I opened it and a lot of post-high school papers were in it: A Process Essay I wrote in English 101 at Mesa Community College, along with some spiritual thoughts and other hand-outs. Some were from when I was still in high school, but most were after the fact.
It involved his college DJ experience and if I remember correctly (this was 21 years ago, so I may not remember correctly, despite the rumored good memory that my family members will insist I have), it had to do with him playing Dennis Leary’s “A$$hole Song…” and some heat he took for it as a student at the Saint Meinrad Seminary and School of Theology. I don’t know if that’s exactly what happened, since years and years have passed and that particular letter wasn’t there, but I remember laughing pretty hard at the time I originally read it.
And when I did see him and have dinner at his house with him and his wife some 8 years ago, I did bring it up and we laughed again.
Reading the letters from Fall 1993 and Spring 1994, and then realizing it had been 8 years since I had seen him and his family (even though they don’t live too far away…well, for the next month at least they don't - and we do exchange Christmas cards), I kicked myself for not keeping better touch with him back then and since we saw them last, as a good friend should have.
Just some fun excerpts from his two letters that were in the binder:
“I think I can probably give you a big enough topic to write on by simply saying ‘How are you doing?” If anyone can write a novel on that question, it’s you. That’s not an insult in any way, shape of form, and I’d really like to know"
“We can’t go into town regularly since the nearest town big enough to a Wallyworld is 45 minutes away from the hill (the college). There is a girls’ boarding school about a half hour away, but that’s a high school, so they’re jail bait”
“I did manage to pick up some useful bits of information which I have been organizing into a travelers guide to Southern Indiana: 1) Don’t yell “redneck” at a turkey shoot with men drinking beer and carrying guns. 2)If you do, don’t run for the police.

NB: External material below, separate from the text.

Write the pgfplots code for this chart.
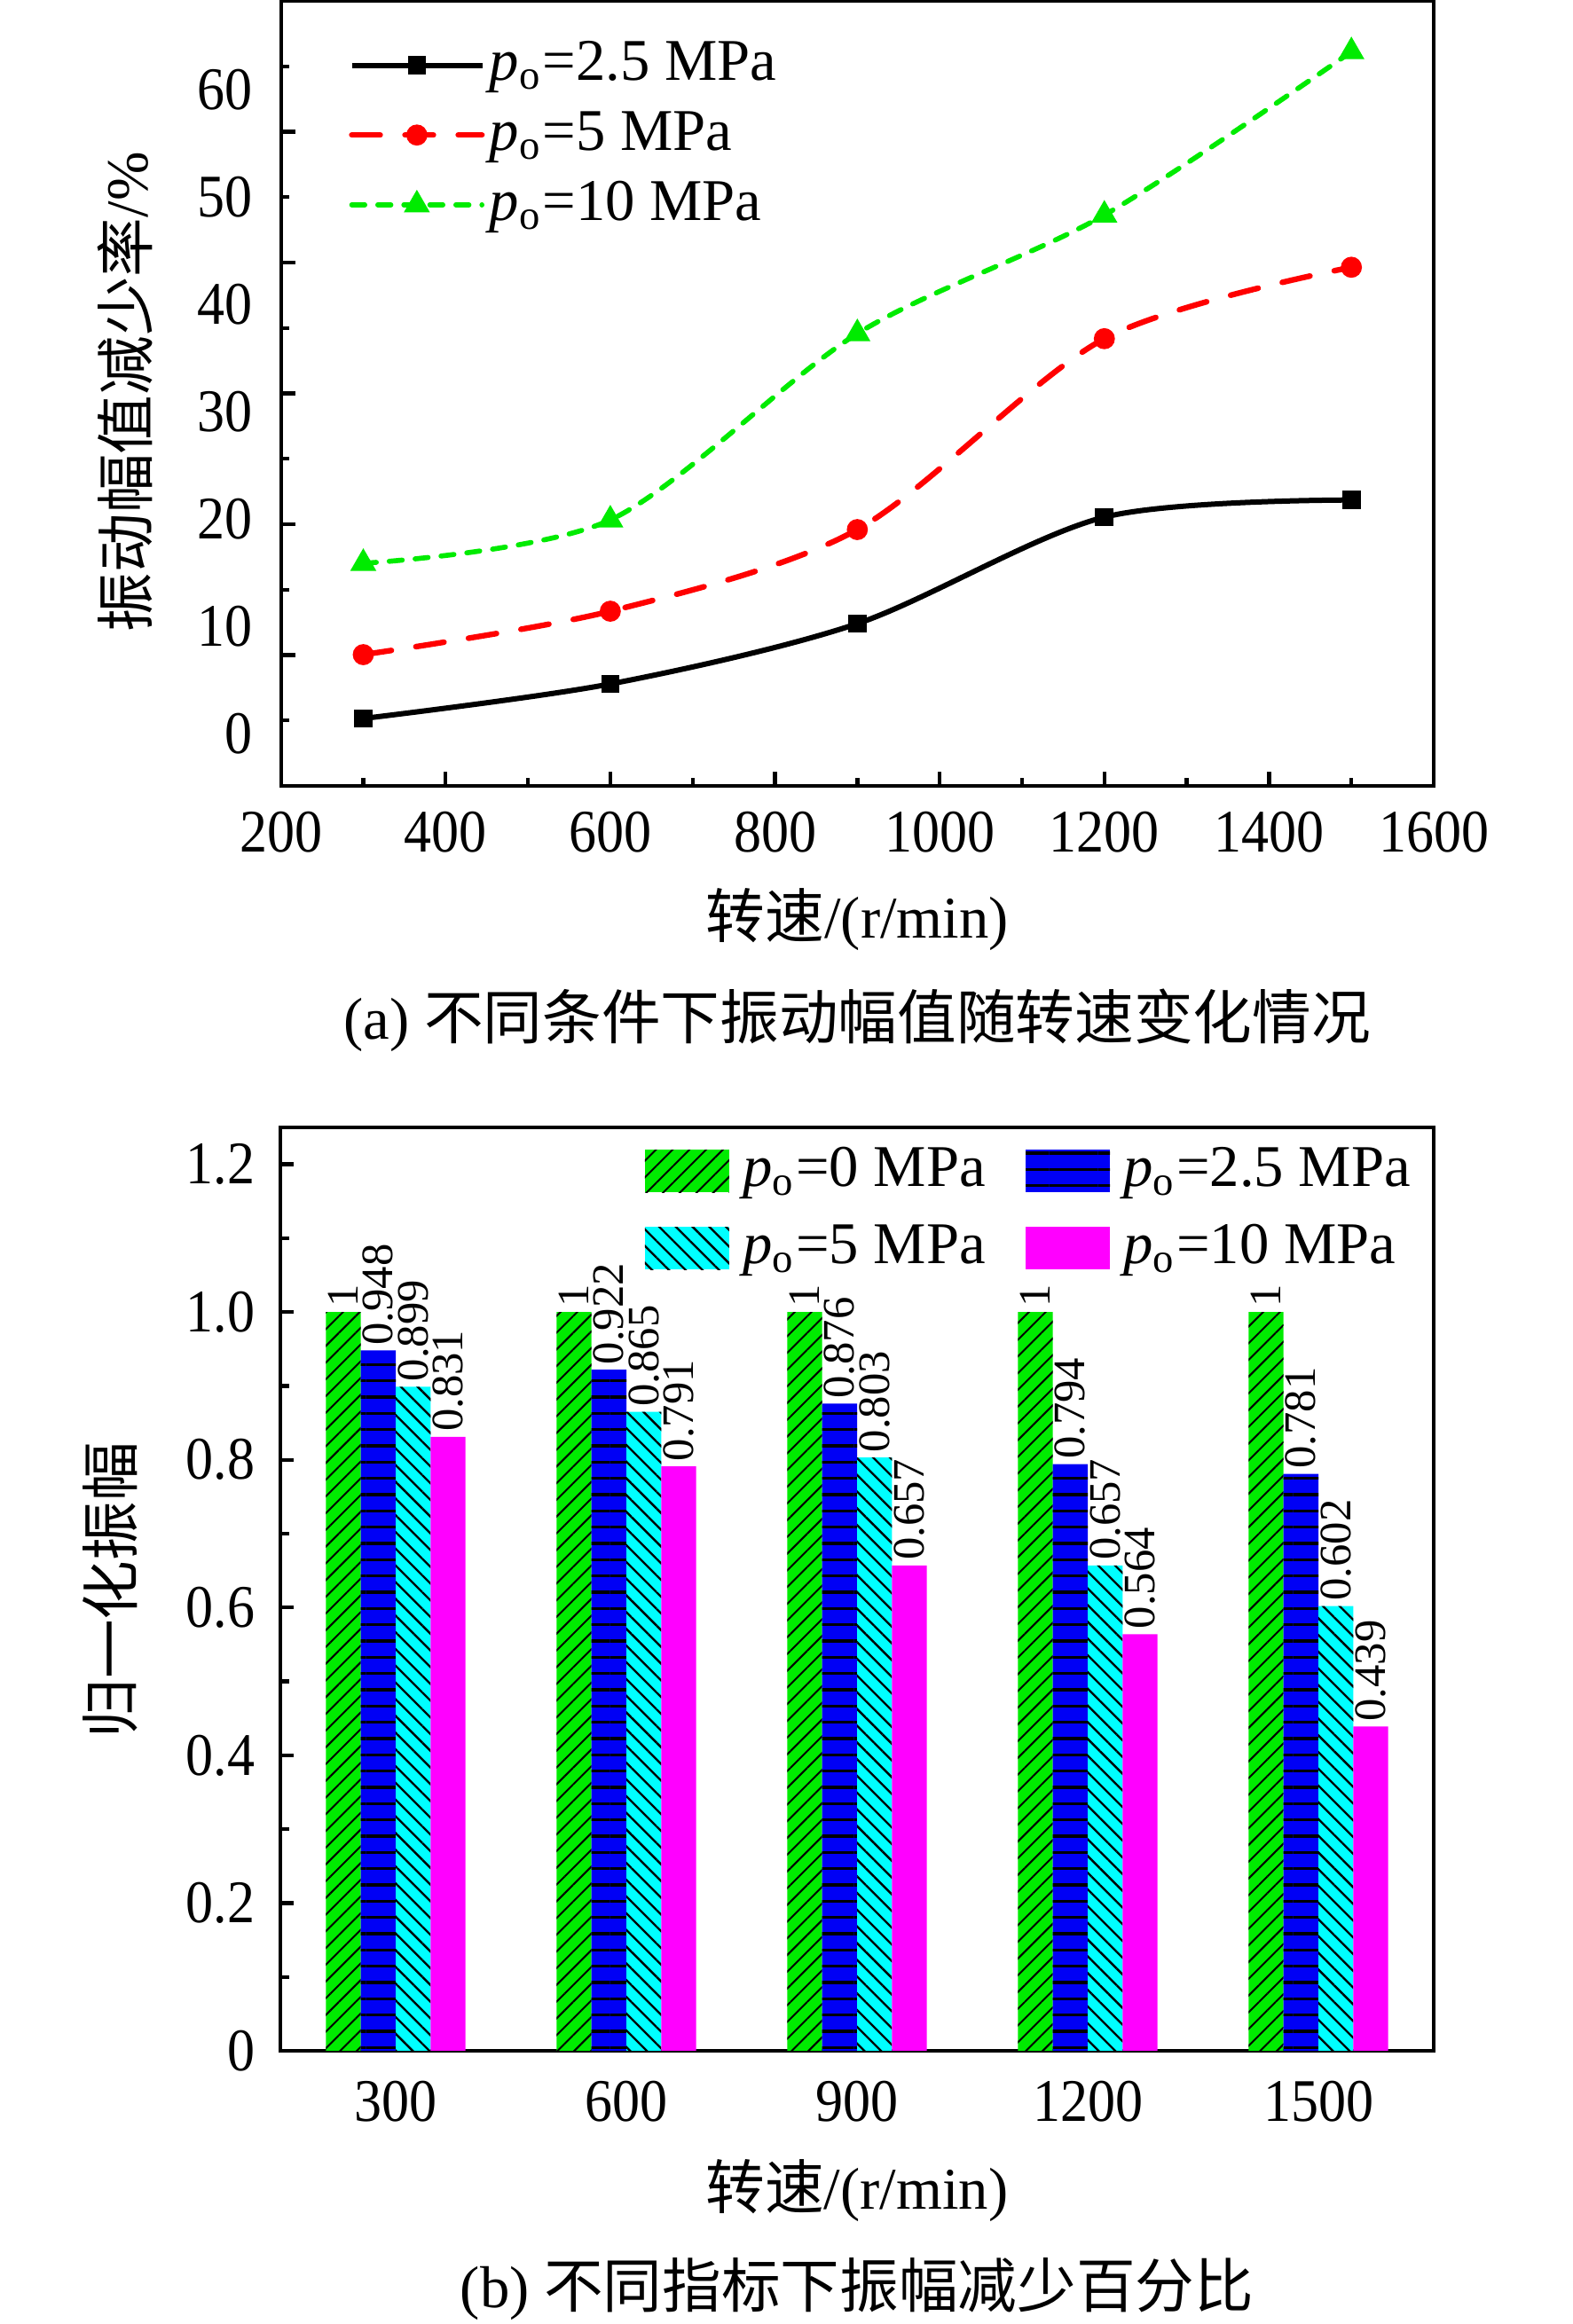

They’re rednecks too. 3)If you want to sound like a native, don’t pronounce vowels. Louisville is pronounce Llvl. 4) Everyone is helpful, but no one knows anything. If you want directions, ask ten people and follow the directions you hear most often. You can read the rest when it’s published."
(Regarding coming home for Christmas 1993) “I loved seeing how everyone has changed. The lousy part was that I was only home for four days. It’s not that I hate my relatives in California. But do you know what it is like to go to New Year’s party and not having anyone under the age of 50 to kiss? You can express your deepest sympathy when you write to me.”
“Well, as usual, I won’t ask questions because, as a writer and a woman, you will have plenty to tell me about Christmas, life, and the state of the world.”
There’s plenty more that are gems, but out of respect for him and not wanting to further incriminate the reality of the 1993-94 version of myself that those snippets may allude to, I’ll leave it at that.
Well, he’ll hate me for this (but I haven’t used his name, so it’s not like I’m being too direct with sharing this story...), but I still laugh at a time during our senior year of high school where we’re coming out of a restaurant and he banged his leg/shin or foot on something in the parking lot. I was no stranger to hearing colorful language emerge from his lips, so it was hilarious that instead of a slew of profanities such an injury would surely provoke, we all instead heard (as he was hopping up and down, mind you), “Oh….oh cuss!.... Cuss Mother!”
I don’t know. Maybe you had to be there. But I was telling the story to Mikelle when she saw me reading the letters, and I laughed all over again. As did she.
Damn. Nostalgia can really suck. Regret for not being a better friend sucks. Looking back and seeing how much time has passed sucks. But while all that is sucky, I am smiling at the memories and the fact that those friendships existed and can still exist. It just takes more effort. My goal is to get together with him, or the four of us as couples, before we move next month. And even if that doesn't work out (because people around here generally like to leave the scorching heat this time of year to nicer locales), it doesn't mean we still can't. It just means more driving to make it possible. I accept the challenge.
As I wrote in his yearbook at the end of our senior year: "'Cuss Mother’ lives on!"
And we do. Time just needs to slow down.